• Some records:
────────────────────
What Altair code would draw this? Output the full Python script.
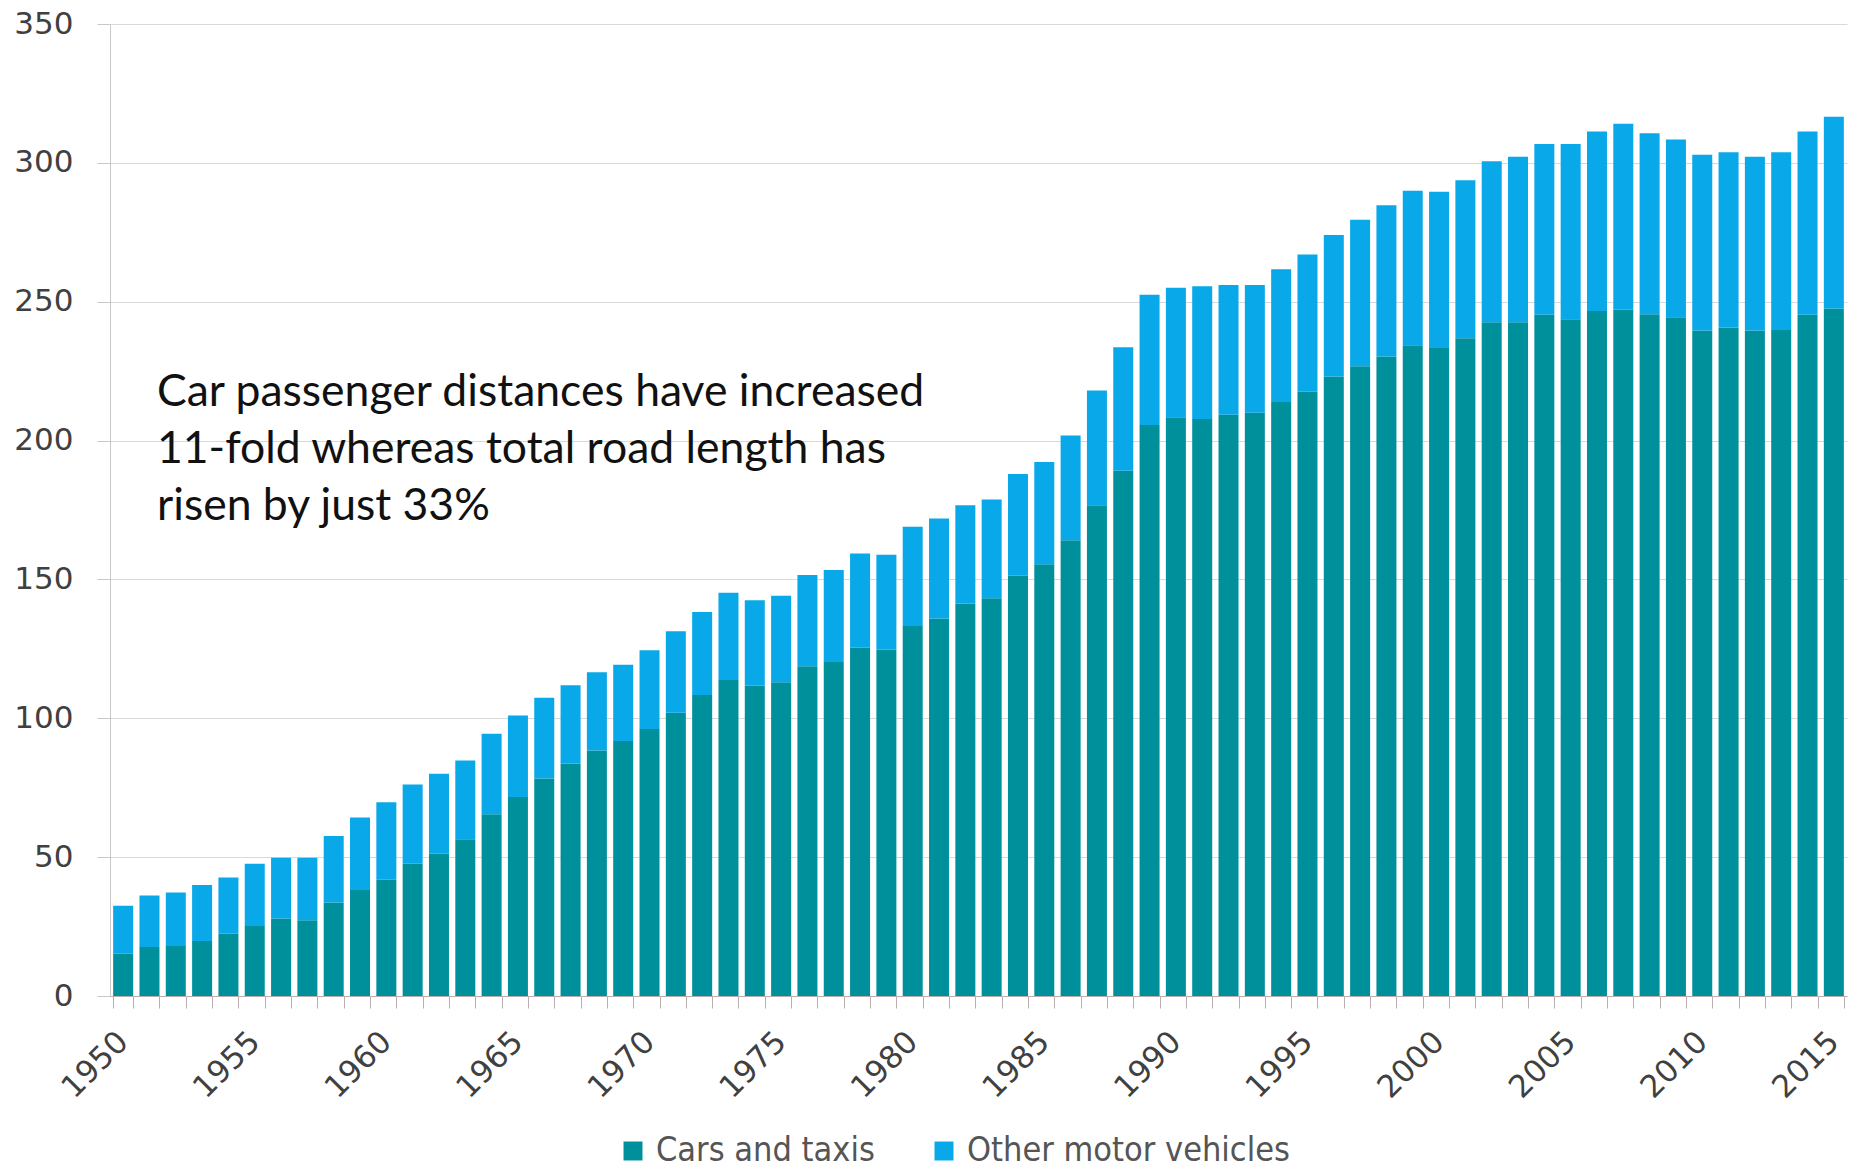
import altair as alt
import pandas as pd

# Road passenger traffic, billion vehicle kilometres, by year
years = list(range(1950, 2016))

cars_taxis = [
    15.2, 17.6, 18.0, 19.8, 22.5, 25.2, 27.9, 27.3, 33.7, 38.2,
    41.9, 47.6, 51.2, 56.4, 65.4, 71.7, 78.3, 83.7, 88.4, 91.8,
    96.1, 102.0, 108.4, 113.8, 111.7, 113.0, 118.7, 120.3, 125.4, 124.8,
    133.2, 135.9, 141.3, 143.2, 151.3, 155.5, 164.1, 176.7, 189.1, 205.6,
    208.4, 207.8, 209.3, 210.0, 213.9, 217.6, 223.1, 226.8, 230.3, 234.3,
    233.3, 236.8, 242.6, 242.6, 245.3, 243.7, 246.7, 247.1, 245.5, 244.4,
    239.6, 240.7, 239.6, 239.8, 245.3, 247.6,
]

other_motor = [
    17.3, 18.6, 19.3, 20.2, 20.2, 22.4, 21.9, 22.5, 23.9, 26.1,
    27.9, 28.6, 28.8, 28.4, 29.0, 29.3, 29.1, 28.2, 28.2, 27.5,
    28.4, 29.3, 29.9, 31.4, 30.8, 31.1, 32.9, 33.1, 33.9, 34.1,
    35.8, 36.0, 35.4, 35.6, 36.7, 36.8, 37.7, 41.3, 44.5, 46.9,
    46.6, 47.8, 46.7, 46.0, 47.8, 49.4, 50.9, 52.7, 54.4, 55.7,
    56.3, 56.9, 58.0, 59.6, 61.5, 63.1, 64.6, 67.0, 65.2, 64.0,
    63.3, 63.1, 62.6, 64.0, 66.0, 69.0,
]

series_names = ["Cars and taxis", "Other motor vehicles"]
series_colors = ["#00909b", "#09a8e8"]

note_lines = [
    "Car passenger distances have increased",
    "11-fold whereas total road length has",
    "risen by just 33%",
]

rows = []
for y, c, o in zip(years, cars_taxis, other_motor):
    rows.append({"year": y, "series": series_names[0], "value": c, "stack_order": 0})
    rows.append({"year": y, "series": series_names[1], "value": o, "stack_order": 1})
df = pd.DataFrame(rows)

axis_grey = "#c8c8c8"
label_grey = "#404040"

bars = alt.Chart(df).mark_bar().encode(
    x=alt.X(
        "year:O",
        title=None,
        scale=alt.Scale(paddingInner=0.24, paddingOuter=0.12),
        axis=alt.Axis(
            labelExpr="datum.value % 5 === 0 ? datum.label : ''",
            labelAngle=-45,
            labelAlign="right",
            labelBaseline="middle",
            labelFont="DejaVu Sans",
            labelFontSize=31,
            labelColor=label_grey,
            labelPadding=29,
            labelOverlap=False,
            tickBand="extent",
            tickSize=12,
            tickColor="#bcaeae",
            domainColor="#bcaeae",
            grid=False,
        ),
    ),
    y=alt.Y(
        "value:Q",
        title=None,
        stack="zero",
        scale=alt.Scale(domain=[0, 350], nice=False),
        axis=alt.Axis(
            values=[0, 50, 100, 150, 200, 250, 300, 350],
            labelFont="DejaVu Sans",
            labelFontSize=31,
            labelColor=label_grey,
            labelPadding=24,
            tickSize=13,
            tickColor=axis_grey,
            domainColor=axis_grey,
            gridColor="#d9d9d9",
            grid=True,
        ),
    ),
    color=alt.Color(
        "series:N",
        scale=alt.Scale(domain=series_names, range=series_colors),
        legend=alt.Legend(
            title=None,
            orient="none",
            direction="horizontal",
            legendX=506,
            legendY=1110,
            symbolType="square",
            symbolSize=360,
            symbolStrokeWidth=0,
            labelFont="Liberation Sans Narrow, DejaVu Sans Condensed, Roboto, sans-serif",
            labelFontSize=34,
            labelColor="#555555",
            labelLimit=600,
            labelOffset=6,
            columnPadding=52,
        ),
    ),
    order=alt.Order("stack_order:Q", sort="ascending"),
)

note = alt.Chart(pd.DataFrame({"text": [note_lines]})).mark_text(
    align="left",
    baseline="alphabetic",
    font="Lato",
    fontSize=44.5,
    lineHeight=57,
    color="#111111",
).encode(
    x=alt.value(47),
    y=alt.value(382),
    text="text",
)

chart = (
    alt.layer(bars, note)
    .properties(
        width=1737,
        height=972,
        autosize=alt.AutoSizeParams(type="none"),
        padding={"left": 110, "top": 24, "right": 7, "bottom": 179},
        background="white",
    )
    .configure_view(stroke=None)
)

chart.save("out.html", embed_options={"renderer": "svg", "actions": False})
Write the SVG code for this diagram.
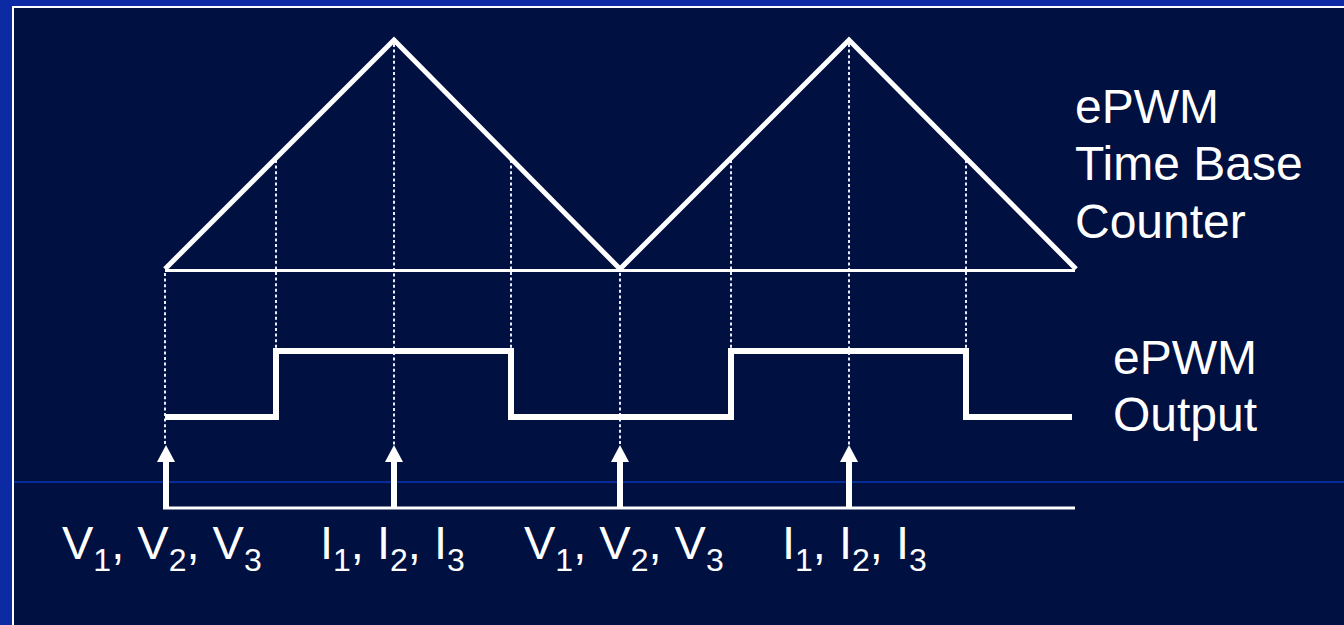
────────────────────
• Required work:
Repeat only what lies between the start of the data and the end of the line containing "years = list(range(1950, 2016))", exactly, with pictures left out.

• Exercise solution:
What Altair code would draw this? Output the full Python script.
import altair as alt
import pandas as pd

# Road passenger traffic, billion vehicle kilometres, by year
years = list(range(1950, 2016))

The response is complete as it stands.